Intent to Commit a Murder

A person acts with the intent to commit a murder when the person has the conscious objective or desire to cause the death of another individual.

Preponderance of the Evidence

The term “preponderance of the evidence” means the greater weight of credible evidence presented in this case. For a fact to be proved by a preponderance of the evidence, you must find that the fact is more likely true than not true.

Voluntary Renunciation of a Criminal Objective

Renunciation is not voluntary if it is motivated in whole or in part—

  1. by circumstances not present or apparent at the inception of the defendant’s course of conduct that increase the probability of detection or apprehension or that make more difficult the accomplishment of the objective, or
  2. by a decision to postpone the criminal conduct until another time or to transfer the criminal act to another but similar objective or victim.

Application of Law to Facts

To decide the issue of renunciation, you must decide whether the defendant has proved, by a preponderance of the evidence, two elements. The elements are that—

  1. he withdrew from the conspiracy before any conspirator committed murder or caused the death of [name] and took further affirmative action that prevented the murder of [name], and
  2. the circumstances made it plain that the defendant voluntarily and completely renounced his criminal objective to murder [name].
  3. You may decide that the defendant has proved elements 1 and 2 by a preponderance of the evidence only if you all agree that the defendant has proved both elements. If you find that the defendant has proved, by a preponderance of the evidence, both of the elements listed above, you must find the defendant “not guilty.”

    If you all agree the state has proved, beyond a reasonable doubt, each of the elements of the offense of conspiracy to commit murder, and you all agree the defendant has not proved, by a preponderance of the evidence, both of the elements listed above, you must find the defendant “guilty.”

    [Insert any other instructions raised by the evidence. Then continue with the verdict form found in CPJC 2.1, the general charge.]

Comment

The affirmative defense of renunciation is provided for in Tex. Penal Code § 15.04(b).

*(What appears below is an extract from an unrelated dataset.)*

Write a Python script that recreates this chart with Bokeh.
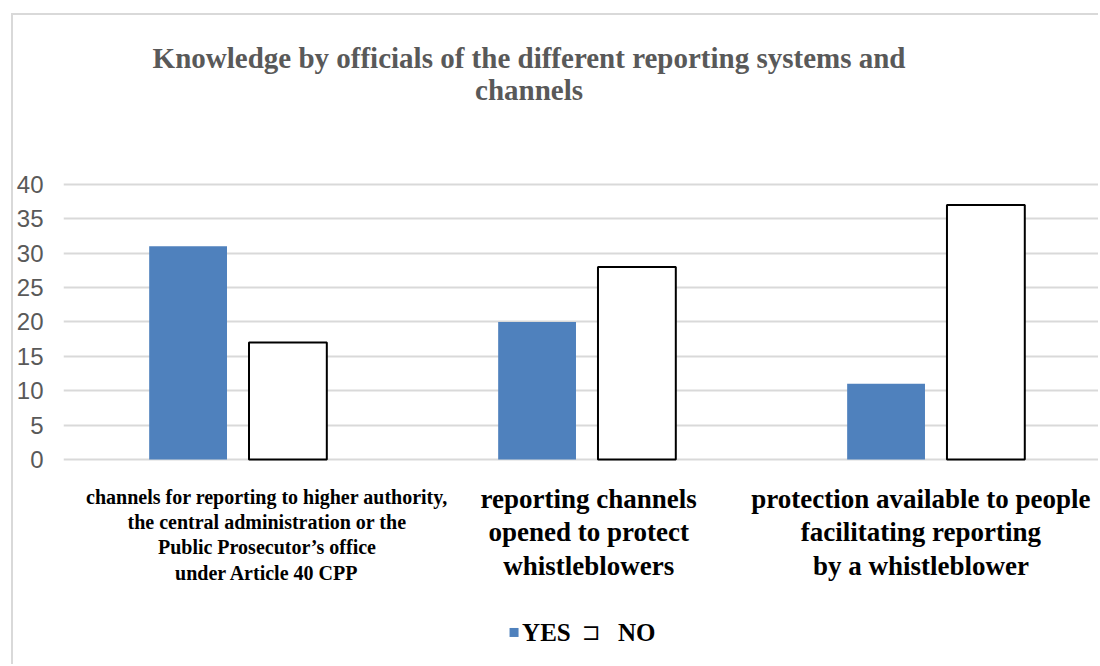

Defining “Preponderance of the Evidence.” The Penal Code does not define “preponderance of the evidence.” While terms left undefined by the legislature should generally remain so in the charge, there is an exception for terms that have a known and established legal meaning. See Medford v. State, 13 S.W.3d 769, 772 (Tex. Crim. App. 2000) (inappropriate for jurors to apply own definitions of “arrest”). The court of criminal appeals has not determined whether “preponderance of the evidence” qualifies under this exception, but it long ago upheld an insanity instruction defining preponderance as “the greater weight of credible testimony.” McGee v. State, 238 S.W.2d 707, 716 (Tex. Crim. App. 1950) (op. on reh’g). Unlike the more common “reasonable doubt” standard—which it is better not to attempt to define, Paulson v. State, 28 S.W.3d 570, 573 (Tex. Crim. App. 2000)—further explanation of the term “preponderance” may be of appreciable help to jurors. See Murff v. Pass, 249 S.W.3d 407, 411 (Tex. 2008) (per curiam) (finding no error in judge’s explanations to counter venire’s confusion between clear-and-convincing and preponderance standards). The “greater weight” or “greater weight and degree” definitions have long been used in both civil and criminal jury charges. See, e.g., Harrell v. State, 65 S.W.3d 768, 772 n.2 (Tex. App.—Houston [14th Dist.] 2001, pet. ref’d) (voluntary release in safe place of kidnapping victim); Watts v. State, 680 S.W.2d 667, 672 (Tex. App.—Fort Worth 1984, pet. ref’d) (defense of insanity); Benton v. State, 107 S.W. 837, 838 (Tex. Crim. App. 1908) (jury charge on former jeopardy). That definition is part of the instruction on preponderance of the evidence required in civil cases. Tex. R. Civ. P. 226a (defining preponderance as “the greater weight of credible evidence presented in this case” and explaining that a fact must be “more likely true than not true” to be proved by a preponderance). The Committee thus concluded it would not be error to define the term for jurors and may frequently be helpful.

Alternate Language for Affirmative Defenses. The Committee concluded that when an affirmative defense is the only defense raised in a trial, jurors are not usually aided by use of the technical term. It typically only has meaning to jurors when used in comparison to a non-affirmative defense. As a result, trial judges have the option of dropping the word affirmative from the instruction. Where any party prefers the technical term, or when both a defense and an affirmative defense are submitted in the same trial (such as with necessity and duress), the bracketed “affirmative defense” language should be used, as well as the first selection under the burden of proof unit of the instruction.